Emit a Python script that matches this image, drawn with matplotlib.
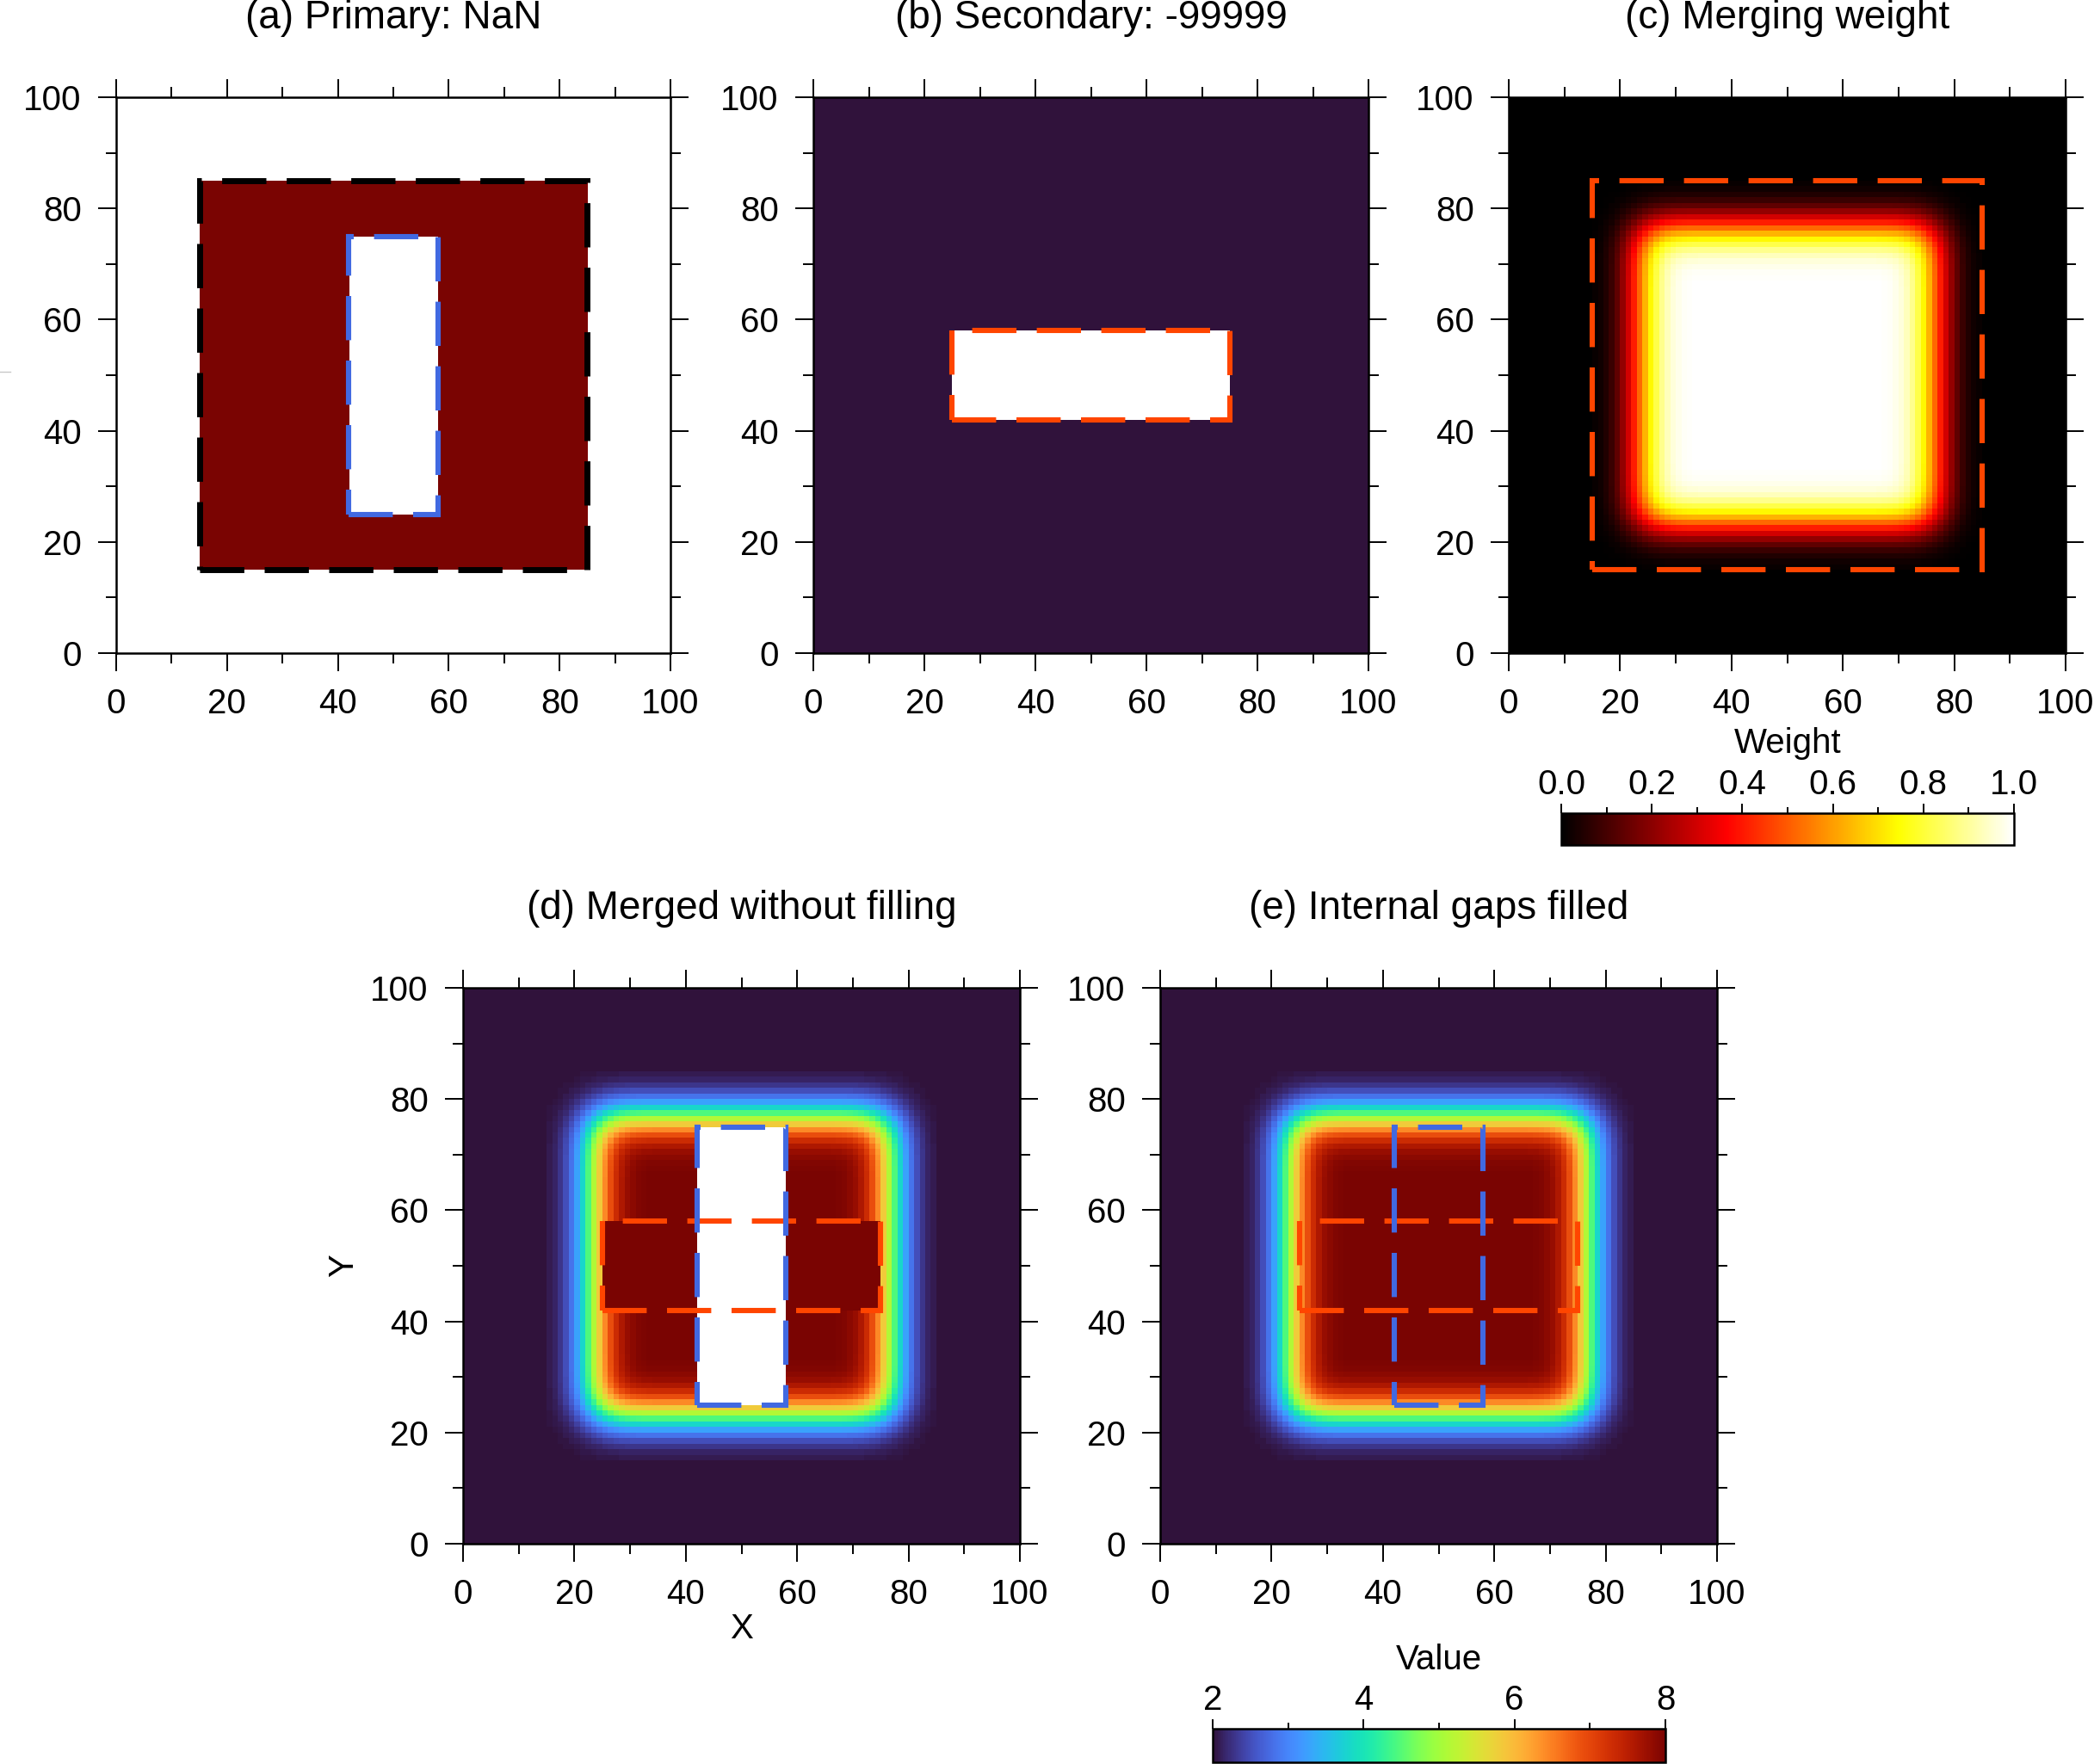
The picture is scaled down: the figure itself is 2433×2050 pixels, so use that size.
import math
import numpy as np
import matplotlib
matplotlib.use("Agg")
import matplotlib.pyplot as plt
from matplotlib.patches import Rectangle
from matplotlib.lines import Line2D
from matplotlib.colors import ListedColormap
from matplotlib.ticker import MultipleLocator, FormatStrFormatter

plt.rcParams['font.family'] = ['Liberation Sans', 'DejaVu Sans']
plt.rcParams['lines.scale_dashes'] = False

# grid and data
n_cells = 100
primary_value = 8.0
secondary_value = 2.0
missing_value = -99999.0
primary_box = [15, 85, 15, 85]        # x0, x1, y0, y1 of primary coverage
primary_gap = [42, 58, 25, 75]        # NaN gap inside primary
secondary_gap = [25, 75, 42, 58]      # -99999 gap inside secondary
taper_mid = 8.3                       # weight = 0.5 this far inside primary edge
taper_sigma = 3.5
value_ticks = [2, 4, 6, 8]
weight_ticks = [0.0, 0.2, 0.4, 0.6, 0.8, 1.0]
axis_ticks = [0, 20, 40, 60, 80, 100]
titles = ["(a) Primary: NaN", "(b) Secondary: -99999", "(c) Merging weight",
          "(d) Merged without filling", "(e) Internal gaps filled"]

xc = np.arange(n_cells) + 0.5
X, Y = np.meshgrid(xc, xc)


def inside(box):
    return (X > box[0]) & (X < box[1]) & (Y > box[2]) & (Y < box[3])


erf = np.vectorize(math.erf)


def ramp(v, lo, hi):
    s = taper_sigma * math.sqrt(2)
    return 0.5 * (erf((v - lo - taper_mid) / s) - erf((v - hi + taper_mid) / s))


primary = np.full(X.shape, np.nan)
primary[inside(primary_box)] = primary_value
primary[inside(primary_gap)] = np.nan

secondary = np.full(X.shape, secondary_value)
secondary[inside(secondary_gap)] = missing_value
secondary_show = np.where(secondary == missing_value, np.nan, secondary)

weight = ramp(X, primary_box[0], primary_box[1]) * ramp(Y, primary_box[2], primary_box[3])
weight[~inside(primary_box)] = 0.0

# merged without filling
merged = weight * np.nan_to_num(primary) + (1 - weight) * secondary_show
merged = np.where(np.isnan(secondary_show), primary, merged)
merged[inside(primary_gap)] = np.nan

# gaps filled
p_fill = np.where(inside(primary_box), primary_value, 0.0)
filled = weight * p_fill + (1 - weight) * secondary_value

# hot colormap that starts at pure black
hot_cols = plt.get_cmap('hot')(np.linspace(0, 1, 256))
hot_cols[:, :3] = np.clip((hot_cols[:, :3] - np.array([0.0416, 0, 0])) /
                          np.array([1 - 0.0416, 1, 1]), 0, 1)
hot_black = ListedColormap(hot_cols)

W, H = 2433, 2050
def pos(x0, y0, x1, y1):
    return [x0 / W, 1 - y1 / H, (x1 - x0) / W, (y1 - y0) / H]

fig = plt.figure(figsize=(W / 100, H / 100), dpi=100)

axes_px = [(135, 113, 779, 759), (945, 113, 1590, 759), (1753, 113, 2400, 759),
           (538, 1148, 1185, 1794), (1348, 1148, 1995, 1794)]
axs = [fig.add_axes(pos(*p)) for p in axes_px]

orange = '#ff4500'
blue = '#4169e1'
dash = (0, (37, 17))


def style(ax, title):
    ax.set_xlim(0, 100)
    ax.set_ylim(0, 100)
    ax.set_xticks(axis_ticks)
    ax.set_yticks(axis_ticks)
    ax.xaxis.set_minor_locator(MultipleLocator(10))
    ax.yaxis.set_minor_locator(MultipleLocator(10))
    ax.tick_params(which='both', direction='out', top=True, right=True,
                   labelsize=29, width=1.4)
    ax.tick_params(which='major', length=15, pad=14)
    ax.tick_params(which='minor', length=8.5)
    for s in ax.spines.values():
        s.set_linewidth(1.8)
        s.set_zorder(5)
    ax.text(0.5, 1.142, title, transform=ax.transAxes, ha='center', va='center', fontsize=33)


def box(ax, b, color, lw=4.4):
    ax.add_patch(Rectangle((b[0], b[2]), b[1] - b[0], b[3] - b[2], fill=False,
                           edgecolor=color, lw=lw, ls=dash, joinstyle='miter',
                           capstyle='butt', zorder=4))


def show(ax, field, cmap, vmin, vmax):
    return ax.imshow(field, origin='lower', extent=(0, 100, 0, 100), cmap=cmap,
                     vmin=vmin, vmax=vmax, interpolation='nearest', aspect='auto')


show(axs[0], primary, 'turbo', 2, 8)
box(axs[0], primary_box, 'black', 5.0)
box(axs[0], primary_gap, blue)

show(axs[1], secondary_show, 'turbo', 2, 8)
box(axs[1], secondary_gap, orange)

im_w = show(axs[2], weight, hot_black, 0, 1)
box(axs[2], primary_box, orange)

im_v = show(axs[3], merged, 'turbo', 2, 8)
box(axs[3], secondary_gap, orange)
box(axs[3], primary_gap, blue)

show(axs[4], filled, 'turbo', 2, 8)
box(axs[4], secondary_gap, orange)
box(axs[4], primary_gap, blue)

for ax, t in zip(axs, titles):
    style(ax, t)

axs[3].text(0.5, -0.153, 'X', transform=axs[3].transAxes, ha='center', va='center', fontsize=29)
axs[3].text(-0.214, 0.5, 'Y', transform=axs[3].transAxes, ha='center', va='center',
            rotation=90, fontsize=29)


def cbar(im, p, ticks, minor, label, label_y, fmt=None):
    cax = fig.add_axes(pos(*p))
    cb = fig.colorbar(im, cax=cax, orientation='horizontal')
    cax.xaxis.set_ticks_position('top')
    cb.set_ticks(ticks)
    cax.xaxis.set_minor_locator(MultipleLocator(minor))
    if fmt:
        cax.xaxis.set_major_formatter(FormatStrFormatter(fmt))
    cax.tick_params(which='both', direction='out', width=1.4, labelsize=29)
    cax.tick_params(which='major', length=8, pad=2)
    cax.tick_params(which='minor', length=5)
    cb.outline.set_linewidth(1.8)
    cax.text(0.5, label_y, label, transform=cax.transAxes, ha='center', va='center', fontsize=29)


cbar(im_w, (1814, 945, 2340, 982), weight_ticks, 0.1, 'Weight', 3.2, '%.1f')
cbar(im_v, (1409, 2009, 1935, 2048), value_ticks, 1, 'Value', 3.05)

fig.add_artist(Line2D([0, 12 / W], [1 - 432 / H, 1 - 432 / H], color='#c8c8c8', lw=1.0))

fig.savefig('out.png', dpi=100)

· · · · ·

Instruction - Extract, word for word, each line from the top of the data down to and including the line with "merged[inside(primary_gap)] = np.nan"; skip the pictures.

Exercise result -
Emit a Python script that matches this image, drawn with matplotlib.
The picture is scaled down: the figure itself is 2433×2050 pixels, so use that size.
import math
import numpy as np
import matplotlib
matplotlib.use("Agg")
import matplotlib.pyplot as plt
from matplotlib.patches import Rectangle
from matplotlib.lines import Line2D
from matplotlib.colors import ListedColormap
from matplotlib.ticker import MultipleLocator, FormatStrFormatter

plt.rcParams['font.family'] = ['Liberation Sans', 'DejaVu Sans']
plt.rcParams['lines.scale_dashes'] = False

# grid and data
n_cells = 100
primary_value = 8.0
secondary_value = 2.0
missing_value = -99999.0
primary_box = [15, 85, 15, 85]        # x0, x1, y0, y1 of primary coverage
primary_gap = [42, 58, 25, 75]        # NaN gap inside primary
secondary_gap = [25, 75, 42, 58]      # -99999 gap inside secondary
taper_mid = 8.3                       # weight = 0.5 this far inside primary edge
taper_sigma = 3.5
value_ticks = [2, 4, 6, 8]
weight_ticks = [0.0, 0.2, 0.4, 0.6, 0.8, 1.0]
axis_ticks = [0, 20, 40, 60, 80, 100]
titles = ["(a) Primary: NaN", "(b) Secondary: -99999", "(c) Merging weight",
          "(d) Merged without filling", "(e) Internal gaps filled"]

xc = np.arange(n_cells) + 0.5
X, Y = np.meshgrid(xc, xc)


def inside(box):
    return (X > box[0]) & (X < box[1]) & (Y > box[2]) & (Y < box[3])


erf = np.vectorize(math.erf)


def ramp(v, lo, hi):
    s = taper_sigma * math.sqrt(2)
    return 0.5 * (erf((v - lo - taper_mid) / s) - erf((v - hi + taper_mid) / s))


primary = np.full(X.shape, np.nan)
primary[inside(primary_box)] = primary_value
primary[inside(primary_gap)] = np.nan

secondary = np.full(X.shape, secondary_value)
secondary[inside(secondary_gap)] = missing_value
secondary_show = np.where(secondary == missing_value, np.nan, secondary)

weight = ramp(X, primary_box[0], primary_box[1]) * ramp(Y, primary_box[2], primary_box[3])
weight[~inside(primary_box)] = 0.0

# merged without filling
merged = weight * np.nan_to_num(primary) + (1 - weight) * secondary_show
merged = np.where(np.isnan(secondary_show), primary, merged)
merged[inside(primary_gap)] = np.nan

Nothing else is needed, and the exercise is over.